For programs that are trying to poach sitting head coaches, that strategy isn’t likely to work. But you could see more programs that make in-season changes settle on assistants in hopes of getting their guy in place early.

This conundrum is even trickling down to the assistant coaching level. In the past few days alone, eight assistants have been fired at Nebraska, Oregon State, Washington and Florida. Barring some type of player abuse situation or off-field controversy, nobody who works in a football program would argue that firing assistant coaches in the middle or toward the end of a season helps the current players.

There’s obviously a public relations aspect to that kind of move, eliminating some of the negativity and chatter around a program that’s having a bad season.
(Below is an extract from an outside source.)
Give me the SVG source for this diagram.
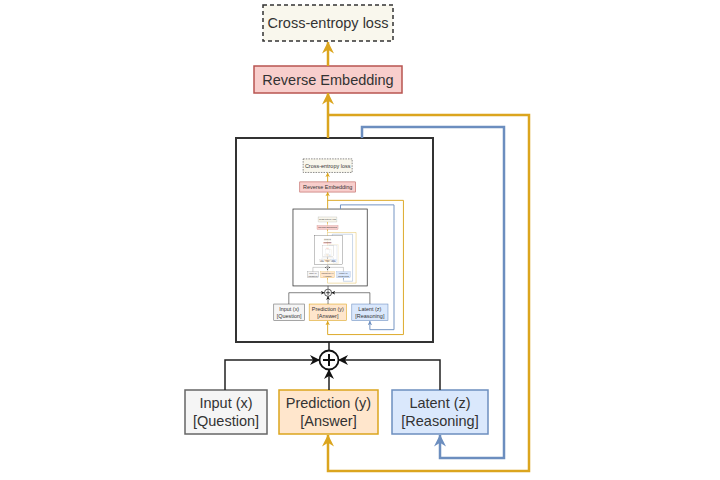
<svg xmlns="http://www.w3.org/2000/svg" xmlns:xlink="http://www.w3.org/1999/xlink" width="720" height="480" viewBox="0 0 720 480">
<style>
  text { font-family: "Liberation Sans", Arial, sans-serif; font-size: 14.5px; fill: #333333; text-anchor: middle; dominant-baseline: central; }
  .box { stroke-width: 1.5; }
  .orange { fill: none; stroke: #dba51e; stroke-width: 2.5; }
  .blue { fill: none; stroke: #6c8ebf; stroke-width: 2.5; }
  .black { fill: none; stroke: #222222; stroke-width: 1.5; }
</style>
<defs>
  <marker id="arrO" viewBox="0 0 10 10" markerUnits="userSpaceOnUse" markerWidth="13" markerHeight="12" refX="9.5" refY="5" orient="auto">
    <path d="M0,0 L10,5 L0,10 L3,5 z" fill="#dba51e"/>
  </marker>
  <marker id="arrB" viewBox="0 0 10 10" markerUnits="userSpaceOnUse" markerWidth="13" markerHeight="12" refX="9.5" refY="5" orient="auto">
    <path d="M0,0 L10,5 L0,10 L3,5 z" fill="#6c8ebf"/>
  </marker>
  <marker id="arrK" viewBox="0 0 10 10" markerUnits="userSpaceOnUse" markerWidth="10" markerHeight="10" refX="9.5" refY="5" orient="auto">
    <path d="M0,0 L10,5 L0,10 L3,5 z" fill="#111111"/>
  </marker>
</defs>
<rect width="720" height="480" fill="#ffffff"/>
<g id="level0">
  <g id="loss">
    <rect x="263" y="5" width="130" height="36" fill="#f9f7ed" stroke="#333333" stroke-width="1.5" stroke-dasharray="4 3"/>
    <text x="328" y="23">Cross-entropy loss</text>
  </g>
  <g id="reverse-embedding">
    <rect x="254" y="66" width="148" height="27" fill="#f8cecc" stroke="#b85450" stroke-width="1.5"/>
    <text x="328" y="79.5">Reverse Embedding</text>
  </g>
  <g id="recursive-block">
    <rect x="236" y="138" width="197" height="204" fill="#ffffff" stroke="#333333" stroke-width="2"/>
  </g>
  <g id="sum">
    <circle cx="329" cy="360" r="9.5" fill="#ffffff" stroke="#111111" stroke-width="1.8"/>
    <path d="M323,360 H335 M329,354 V366" stroke="#111111" stroke-width="2" fill="none"/>
  </g>
  <g id="input">
    <rect x="185" y="390" width="82" height="44" fill="#f5f5f5" stroke="#666666" stroke-width="1.5"/>
    <text x="226" y="403">Input (x)</text>
    <text x="226" y="421">[Question]</text>
  </g>
  <g id="prediction">
    <rect x="279" y="390" width="99" height="44" fill="#ffe6cc" stroke="#dba51e" stroke-width="1.5"/>
    <text x="328.5" y="403">Prediction (y)</text>
    <text x="328.5" y="421">[Answer]</text>
  </g>
  <g id="latent">
    <rect x="392" y="390" width="96" height="44" fill="#dae8fc" stroke="#6c8ebf" stroke-width="1.5"/>
    <text x="440" y="403">Latent (z)</text>
    <text x="440" y="421">[Reasoning]</text>
  </g>
  <g id="connectors">
    <path class="orange" d="M328,66 V42" marker-end="url(#arrO)"/>
    <path class="orange" d="M328,138 V93" marker-end="url(#arrO)"/>
    <path class="orange" d="M328,115 H529 V471 H328 V435" marker-end="url(#arrO)"/>
    <path class="blue" d="M362,138 V127 H504 V458 H440 V435" marker-end="url(#arrB)"/>
    <path class="black" d="M329,342 V350.5"/>
    <path class="black" d="M225,390 V360 H319.5" marker-end="url(#arrK)"/>
    <path class="black" d="M440,390 V360 H338.5" marker-end="url(#arrK)"/>
    <path class="black" d="M329,390 V369.5" marker-end="url(#arrK)"/>
  </g>
</g>
<g id="nested">
  <use xlink:href="#level0" href="#level0" transform="matrix(0.377 0 0 0.377 204 157)"/>
  <use xlink:href="#level0" href="#level0" transform="matrix(0.14213 0 0 0.14213 280.9 216.2)"/>
  <use xlink:href="#level0" href="#level0" transform="matrix(0.05358 0 0 0.05358 309.9 238.5)"/>
  <use xlink:href="#level0" href="#level0" transform="matrix(0.0202 0 0 0.0202 320.8 246.9)"/>
</g>
</svg>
But it also provides clarity to recruits who might be skeptical about what they’re seeing on the field.

3. The next month could be absolutely nuts

Another benefit to Texas Tech getting its coaching search over with now is not having to be at the mercy of more prestigious jobs being filled.

Often, these searches are a little bit of a game of chicken with multiple schools eyeing the same pool of candidates and agents playing athletics directors against each other. That can be very difficult for the mid-level jobs, where the decision-makers might think they have a coach on the hook — only to discover that the coach is trying to stall for something better.

This year, all of the dominoes are going to fall based on what LSU and Southern Cal do. If Florida decides to move on from Dan Mullen, which seems more likely now than it did a couple weeks ago, that would be a third blueblood type job open.

Will Southern Methodist Mustangs head coach Sonny Dykes become the new head coach at TCU?
Will Southern Methodist Mustangs head coach Sonny Dykes become the new head coach at TCU?

The second tier of jobs should also be robust. We know Washington State and TCU is open, though there’s a belief in the industry that discussions for SMU’s Sonny Dykes to move across town are fairly far along. It’s unclear whether the uptick in Miami’s play of late is enough for Manny Diaz to get a fourth season. It’s almost certain that Virginia Tech will move on from Justin Fuente, opening up a prime ACC job. And the increasingly tense situation at Washington with Jimmy Lake, who is suspended without pay this week for a sideline incident with a player, could very well end with a separation. Other jobs that industry experts are watching include Duke, Tulsa and Temple.

Despite his very public and vehement denials and his massive contract extension, LSU hasn’t completely given up on the idea of luring Texas A&M’s Jimbo Fisher. If that doesn’t work out, another big opening could be created if Michigan State’s Tucker, Ole Miss’ Lane Kiffin or Kentucky’s Mark Stoops end up there.

Penn State coach James Franklin is a logical candidate for LSU, USC or Florida if it opens and seems like he could probably use a change of scenery after a couple disappointing years. If he leaves, Penn State would immediately become the next-best job available.

You also can’t dismiss the notion of a couple guys going to the NFL. Both Iowa State’s Matt Campbell and Oklahoma’s Lincoln Riley have been very much on the radar for pro teams the last few years.